Las circunstancias hicieron que al llegar a la región de Marino, para iniciar el rodaje de Il bidone, se estaban celebrando toda una serie de festividades dedicadas al vino. Crawford que llegaba con un contrato bajo el brazo en el que se especificaba aquello que podía y no podía beber y que acababa de salir de un centro de rehabilitación desapareció inmediatamente al llegar. El resto del equipo de producción le perdió la pista y nada se supo de él hasta que dos días después le encontraron tirado en una zanja. Ese solo fue el inicio.
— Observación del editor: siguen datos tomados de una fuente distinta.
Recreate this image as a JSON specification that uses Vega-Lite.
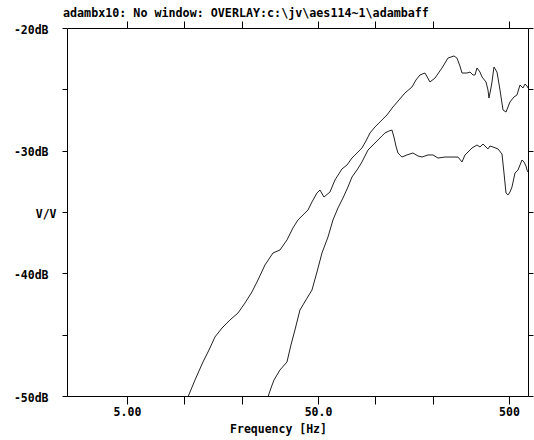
{
  "$schema": "https://vega.github.io/schema/vega-lite/v6.json",
  "width": 461,
  "height": 368,
  "autosize": {"type": "none"},
  "padding": {"left": 67, "top": 28, "right": 6, "bottom": 44},
  "background": "white",
  "config": {
    "view": {"stroke": null},
    "font": "DejaVu Sans Mono",
    "axis": {"grid": false, "domainColor": "black", "domainWidth": 1, "tickColor": "black", "tickWidth": 1, "labelFont": "DejaVu Sans Mono", "labelFontSize": 11.5, "labelFontWeight": "bold", "labelColor": "black", "titleFont": "DejaVu Sans Mono", "titleFontSize": 11.5, "titleFontWeight": "bold", "titleColor": "black"}
  },
  "title": {"text": "adambx10: No window: OVERLAY:c:\\jv\\aes114~1\\adambaff", "anchor": "start", "frame": "group", "dx": -4, "offset": 1, "font": "DejaVu Sans Mono", "fontSize": 11.7, "fontWeight": "bold", "color": "black"},
  "data": {"values": [
    {"s":"A","f":10.43,"db":-50.08},{"s":"A","f":11.35,"db":-48.70},{"s":"A","f":12.50,"db":-47.23},{"s":"A","f":13.44,"db":-46.25},{"s":"A","f":14.44,"db":-45.19},{"s":"A","f":15.72,"db":-44.46},{"s":"A","f":17.31,"db":-43.80},{"s":"A","f":19.07,"db":-43.23},{"s":"A","f":20.74,"db":-42.42},{"s":"A","f":22.55,"db":-41.52},{"s":"A","f":24.26,"db":-40.54},{"s":"A","f":26.39,"db":-39.32},{"s":"A","f":29.07,"db":-38.34},{"s":"A","f":31.62,"db":-38.10},{"s":"A","f":34.40,"db":-37.28},{"s":"A","f":36.98,"db":-36.30},{"s":"A","f":39.27,"db":-35.65},{"s":"A","f":42.75,"db":-35.08},{"s":"A","f":44.32,"db":-34.84},{"s":"A","f":46.51,"db":-34.18},{"s":"A","f":49.40,"db":-33.45},{"s":"A","f":51.22,"db":-33.21},{"s":"A","f":53.75,"db":-33.78},{"s":"A","f":57.78,"db":-33.37},{"s":"A","f":61.37,"db":-32.39},{"s":"A","f":66.77,"db":-31.49},{"s":"A","f":70.92,"db":-31.17},{"s":"A","f":75.33,"db":-30.60},{"s":"A","f":80.00,"db":-30.19},{"s":"A","f":84.97,"db":-29.78},{"s":"A","f":89.17,"db":-29.21},{"s":"A","f":93.57,"db":-28.56},{"s":"A","f":99.37,"db":-28.07},{"s":"A","f":105.54,"db":-27.66},{"s":"A","f":114.82,"db":-27.09},{"s":"A","f":123.43,"db":-26.44},{"s":"A","f":132.68,"db":-25.87},{"s":"A","f":142.65,"db":-25.30},{"s":"A","f":155.24,"db":-24.81},{"s":"A","f":162.90,"db":-24.24},{"s":"A","f":170.98,"db":-23.83},{"s":"A","f":181.60,"db":-23.67},{"s":"A","f":192.88,"db":-24.40},{"s":"A","f":204.85,"db":-24.08},{"s":"A","f":222.88,"db":-23.26},{"s":"A","f":239.59,"db":-22.45},{"s":"A","f":257.54,"db":-22.28},{"s":"A","f":267.02,"db":-22.45},{"s":"A","f":276.86,"db":-23.10},{"s":"A","f":283.76,"db":-23.67},{"s":"A","f":301.38,"db":-23.67},{"s":"A","f":312.48,"db":-23.59},{"s":"A","f":323.98,"db":-23.83},{"s":"A","f":331.87,"db":-23.83},{"s":"A","f":339.96,"db":-23.26},{"s":"A","f":352.47,"db":-23.59},{"s":"A","f":361.06,"db":-23.99},{"s":"A","f":378.88,"db":-24.40},{"s":"A","f":388.11,"db":-25.05},{"s":"A","f":392.81,"db":-25.71},{"s":"A","f":402.38,"db":-24.89},{"s":"A","f":407.26,"db":-24.40},{"s":"A","f":417.19,"db":-23.18},{"s":"A","f":432.63,"db":-23.59},{"s":"A","f":448.55,"db":-25.05},{"s":"A","f":465.05,"db":-26.68},{"s":"A","f":482.25,"db":-26.85},{"s":"A","f":506.04,"db":-26.03},{"s":"A","f":531.03,"db":-25.62},{"s":"A","f":550.61,"db":-25.46},{"s":"A","f":570.88,"db":-24.65},{"s":"A","f":591.89,"db":-24.89},{"s":"A","f":606.35,"db":-24.57},{"s":"A","f":621.17,"db":-24.73},{"s":"A","f":628.70,"db":-24.89},
    {"s":"B","f":27.36,"db":-50.08},{"s":"B","f":28.38,"db":-49.35},{"s":"B","f":29.42,"db":-48.70},{"s":"B","f":31.62,"db":-47.88},{"s":"B","f":34.40,"db":-47.23},{"s":"B","f":36.10,"db":-45.84},{"s":"B","f":37.88,"db":-44.62},{"s":"B","f":40.23,"db":-42.99},{"s":"B","f":43.26,"db":-42.17},{"s":"B","f":46.51,"db":-41.36},{"s":"B","f":49.40,"db":-39.89},{"s":"B","f":52.47,"db":-38.34},{"s":"B","f":56.40,"db":-37.04},{"s":"B","f":59.91,"db":-35.65},{"s":"B","f":63.63,"db":-34.67},{"s":"B","f":67.58,"db":-33.86},{"s":"B","f":71.78,"db":-32.96},{"s":"B","f":75.33,"db":-32.15},{"s":"B","f":80.00,"db":-31.58},{"s":"B","f":84.97,"db":-30.92},{"s":"B","f":91.35,"db":-29.95},{"s":"B","f":97.01,"db":-29.54},{"s":"B","f":103.03,"db":-29.13},{"s":"B","f":108.11,"db":-28.80},{"s":"B","f":112.09,"db":-28.56},{"s":"B","f":117.62,"db":-28.40},{"s":"B","f":121.95,"db":-28.32},{"s":"B","f":124.93,"db":-28.89},{"s":"B","f":127.97,"db":-29.62},{"s":"B","f":131.09,"db":-30.19},{"s":"B","f":137.56,"db":-30.52},{"s":"B","f":146.13,"db":-30.35},{"s":"B","f":151.54,"db":-30.27},{"s":"B","f":157.12,"db":-30.19},{"s":"B","f":166.87,"db":-30.43},{"s":"B","f":175.15,"db":-30.52},{"s":"B","f":188.29,"db":-30.35},{"s":"B","f":199.98,"db":-30.35},{"s":"B","f":212.39,"db":-30.60},{"s":"B","f":231.09,"db":-30.52},{"s":"B","f":251.41,"db":-30.52},{"s":"B","f":270.26,"db":-30.52},{"s":"B","f":283.76,"db":-30.92},{"s":"B","f":294.20,"db":-30.35},{"s":"B","f":308.74,"db":-30.03},{"s":"B","f":320.09,"db":-29.78},{"s":"B","f":339.96,"db":-29.54},{"s":"B","f":352.47,"db":-29.70},{"s":"B","f":365.43,"db":-29.46},{"s":"B","f":374.34,"db":-29.62},{"s":"B","f":388.11,"db":-29.86},{"s":"B","f":397.57,"db":-29.62},{"s":"B","f":412.20,"db":-29.70},{"s":"B","f":437.88,"db":-29.86},{"s":"B","f":459.48,"db":-30.27},{"s":"B","f":470.68,"db":-31.82},{"s":"B","f":482.25,"db":-33.45},{"s":"B","f":494.01,"db":-33.61},{"s":"B","f":506.04,"db":-33.37},{"s":"B","f":518.39,"db":-32.96},{"s":"B","f":537.48,"db":-31.82},{"s":"B","f":557.29,"db":-31.58},{"s":"B","f":584.80,"db":-30.76},{"s":"B","f":599.07,"db":-30.92},{"s":"B","f":613.72,"db":-31.25},{"s":"B","f":621.17,"db":-31.58},{"s":"B","f":628.70,"db":-31.74}
  ]},
  "layer": [
    {
      "transform": [{"filter": "datum.s == 'A'"}],
      "mark": {"type": "line", "color": "#222", "strokeWidth": 1, "clip": true},
      "encoding": {
        "x": {"field": "f", "type": "quantitative", "scale": {"type": "log", "domain": [2.427, 628.7], "nice": false, "zero": false},
          "axis": {"orient": "bottom", "values": [5, 10, 20, 50, 100, 200, 500], "tickSize": 8, "labelPadding": 2, "labelExpr": "datum.value == 5 ? '5.00' : datum.value == 50 ? '50.0' : datum.value == 500 ? '500' : ''", "labelFlush": false, "labelOverlap": false, "title": "Frequency [Hz]", "titlePadding": 6, "titleX": 211}},
        "y": {"field": "db", "type": "quantitative", "scale": {"domain": [-50, -20], "nice": false, "zero": false},
          "axis": {"orient": "left", "values": [-50, -45, -40, -35, -30, -25, -20], "tickSize": 5, "labelPadding": {"condition": {"test": "datum.value == -35", "value": 6}, "value": 14}, "labelExpr": "datum.value == -35 ? 'V/V' : (datum.value % 10 == 0 ? datum.value + 'dB' : '')", "labelFlush": false, "labelOverlap": false, "labelBaseline": "middle", "labelOffset": 2, "title": null}}
      }
    },
    {
      "transform": [{"filter": "datum.s == 'B'"}],
      "mark": {"type": "line", "color": "#222", "strokeWidth": 1, "clip": true},
      "encoding": {
        "x": {"field": "f", "type": "quantitative",
          "axis": {"orient": "top", "values": [5, 10, 20, 50, 100, 200, 500], "tickSize": 7, "labels": false, "title": null}},
        "y": {"field": "db", "type": "quantitative",
          "axis": {"orient": "right", "values": [-50, -45, -40, -35, -30, -25, -20], "tickSize": 5, "labels": false, "title": null}}
      }
    }
  ],
  "resolve": {"axis": {"x": "independent", "y": "independent"}}
}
Porque a pesar de que el rodaje transcurrió de forma placentera, con una Giulietta Masina con un papel que la alejaba de la sombra alargada de Gelsomina –a pesar de que a posteriori fue recortado-, con Fellini relajado, rodeado de gente de confianza, y trabajando con absoluta libertad, el permanente estado de embriaguez de Crawford –por mucho que el cineasta en algunas declaraciones lo obviara o lo negara- hizo pensar que el rodaje de la película iba a suspenderse. El actor no solo era incapaz de recordar sus líneas de diálogo, las que Fellini le tenía que ir dictando o escribiendo mientras se rodaba la escena, sino que olvidaba sus marcas o los movimientos dentro de una escena, lo que obligaba al cineasta a dirigirlo con pértigas como si de una marioneta se tratara. En los momentos más críticos Crawford no reconocía ni al propio Fellini.

 

 

Il bidone es la historia de un grupo de estafadores que ataviados como curas y cardenales o como representantes del gobierno, se aprovechan de la situación desesperada de los más desfavorecidos. Fellini nos muestra los mecanismos de las operaciones que llevan a cabo, como ejecutan sus engaños de forma impune y amoral y con ello elabora un paralelismo con el propio cine y sus mecanismos de puesta en escena, sus mecanismos para crearnos una ilusión. La puesta en escena de una puesta en escena, diríamos si nos pusiéramos estructuralistas, o el cine actuando como espejo de su propia naturaleza con Fellini orquestando una mascarada dirigiendo a un actor que es una simple presencia. En el director de Amarcord (Idem, 1973) reconocemos a uno de los mayores prestidigitadores del séptimo arte, alguien capaz de hacer un documental, por llamarlo de alguna manera, sobre Roma y reconstruir sus calles y sus monumentos en Cinecittà en lugar de filmarlos in situ, alguien que en un momento dado prefirió reconstruir el mar en papel y poder dominarlo como un demiurgo que maneja su propia creación a filmarlo.

 

 

Es por ello que, a pesar de tratarse de una obra tan aparentemente distinta dentro de la filmografía felliniana, y por ello ser una de sus grandes desconocidas, Il bidone apunta hacia la dirección que va a seguir el cineasta sobre todo a partir del éxito de La dolce vita (Idem, 1960), cuando Fellini toma definitiva consciencia de que la realidad no es suficiente y de que la naturaleza representativa del cine debe crear otra realidad que la trascienda. Il bidone contiene el germen, la esencia pura, del cine de Fellini porque nos habla de los mecanismos de representación y porque en los engranajes que ejecutan esos mecanismos se encuentra la capacidad para hacernos creer lo que en realidad no es, que Broderick Crawford estaba realizando una actuación memorable –como así es.- Los espectadores con Fellini siempre somos víctimas de una estafa. Por algo ya nos avisaba cuando decía: “soy mentiroso, pero sincero”.

 


[1] Así se llamaba uno de los estafadores en lo que se había inspirado Fellini para crear al protagonista y a partir del cual había redactado parte del guión de la película.